Puberty comes and goes leaving Grace’s virginity sadly intact, causing her to turn to romance novels and kleptomania. But love blossoms with the arrival of new neighbor Ken (Tony Armstrong), described by Grace as “more delicious than a Chiko Roll,” a vintage Australian deep-fried snack best not investigated.

Near-simultaneous news of a tragedy and a separate alarming discovery puts a crimp in Grace’s wedding plans, but the wisdom of Pinky and the assurance that even the bleakest life can contain magic wraps things up in a sweet silver lining.

One notable element here is that Grace, Gilbert and Percy until his untimely death are always reading — everything from Lord of the Flies to Catcher in the Rye, from Steinbeck to Kafka to The Diary of Anne Frank, not to mention the self-help books endorsed by Grace’s foster parents and the Bible sacred to Gilbert’s.

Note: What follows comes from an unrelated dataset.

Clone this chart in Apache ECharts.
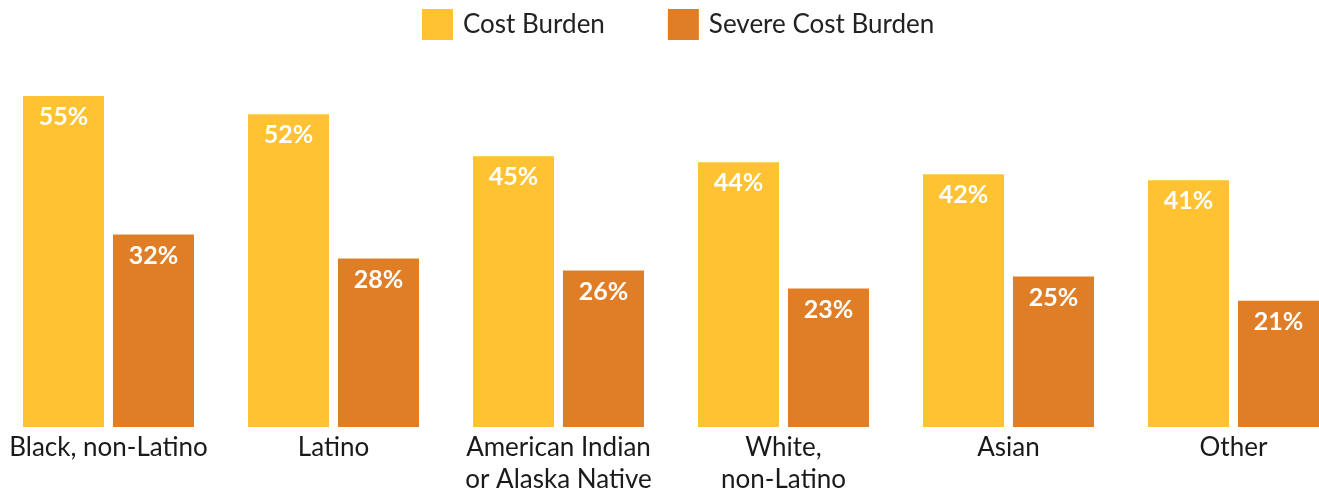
<!DOCTYPE html>
<html>
<head>
<meta charset="utf-8">
<script src="https://cdn.jsdelivr.net/npm/echarts@6/dist/echarts.min.js"></script>
<style>
html,body{margin:0;padding:0;background:#fff;}
#c{width:1319px;height:495px;}
</style>
</head>
<body>
<div id="c"></div>
<script>
const categories = ['Black, non-Latino', 'Latino', 'American Indian\nor Alaska Native', 'White,\nnon-Latino', 'Asian', 'Other'];
const costBurden = [55, 52, 45, 44, 42, 41];
const severeCostBurden = [32, 28, 26, 23, 25, 21];
const seriesNames = ['Cost Burden', 'Severe Cost Burden'];

const FONT = 'Lato';
const chart = echarts.init(document.getElementById('c'));
const labelCfg = {
  show: true,
  position: 'insideTop',
  distance: 7,
  color: '#fff',
  fontFamily: FONT,
  fontWeight: 'bold',
  fontSize: 25,
  lineHeight: 28,
  formatter: p => p.value + '%'
};
chart.setOption({
  animation: false,
  legend: {
    top: 4,
    left: 417,
    itemWidth: 31,
    itemHeight: 31,
    itemGap: 63,
    icon: 'rect',
    textStyle: {fontFamily: FONT, fontSize: 26, color: '#222', padding: [0, 0, 0, 5]},
    data: seriesNames
  },
  grid: {left: -4, width: 1350, top: 66, bottom: 68, containLabel: false, outerBoundsMode: 'none'},
  xAxis: {
    type: 'category',
    data: categories,
    axisLine: {show: false},
    axisTick: {show: false},
    axisLabel: {fontFamily: FONT, fontSize: 26, color: '#1a1a1a', lineHeight: 32, margin: 5, interval: 0}
  },
  yAxis: {type: 'value', min: 0, max: 60, show: false, splitLine: {show: false}},
  series: [
    {name: seriesNames[0], type: 'bar', data: costBurden, itemStyle: {color: '#FEC232'},
     barGap: '11%', barCategoryGap: '24%', label: labelCfg},
    {name: seriesNames[1], type: 'bar', data: severeCostBurden, itemStyle: {color: '#E07E27'},
     label: labelCfg}
  ]
});
</script>
</body>
</html>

Those eclectic literary references are reflected in Elliot’s often chaotic storytelling, which is stuffed with descriptive incidental details, jokey asides and curious detours.  Accompanying it all is a striking score by classical composer Elena Kats-Chernin, played with gusto by the Australian Chamber Orchestra and enhanced by passages of vocalizing from soprano Jane Sheldon.

Voice work is excellent across the board, led by Snook, who brings sadness and defeat but also underlying warmth and resilient goodness to Grace (it’s a pleasure to hear the actor speak in her natural accent); Smit-McPhee, who inflects his dialogue with a hint of mischief that’s apt for a boy who literally plays with fire; and Weaver, tapping into her National Treasure persona with plain-spoken verve, irreverence and a wild streak undimmed by the advancing years.

Like Elliot’s earlier work, Memoir of a Snail will be an acquired taste, and the director takes longer than ideal to locate the pathos beneath the eccentricities. But the artisanal spirit and abundant creativity of the enterprise is undeniable, immersing us in a vivid world crafted from clay, wire, paper and paint, without a single frame of CG imagery.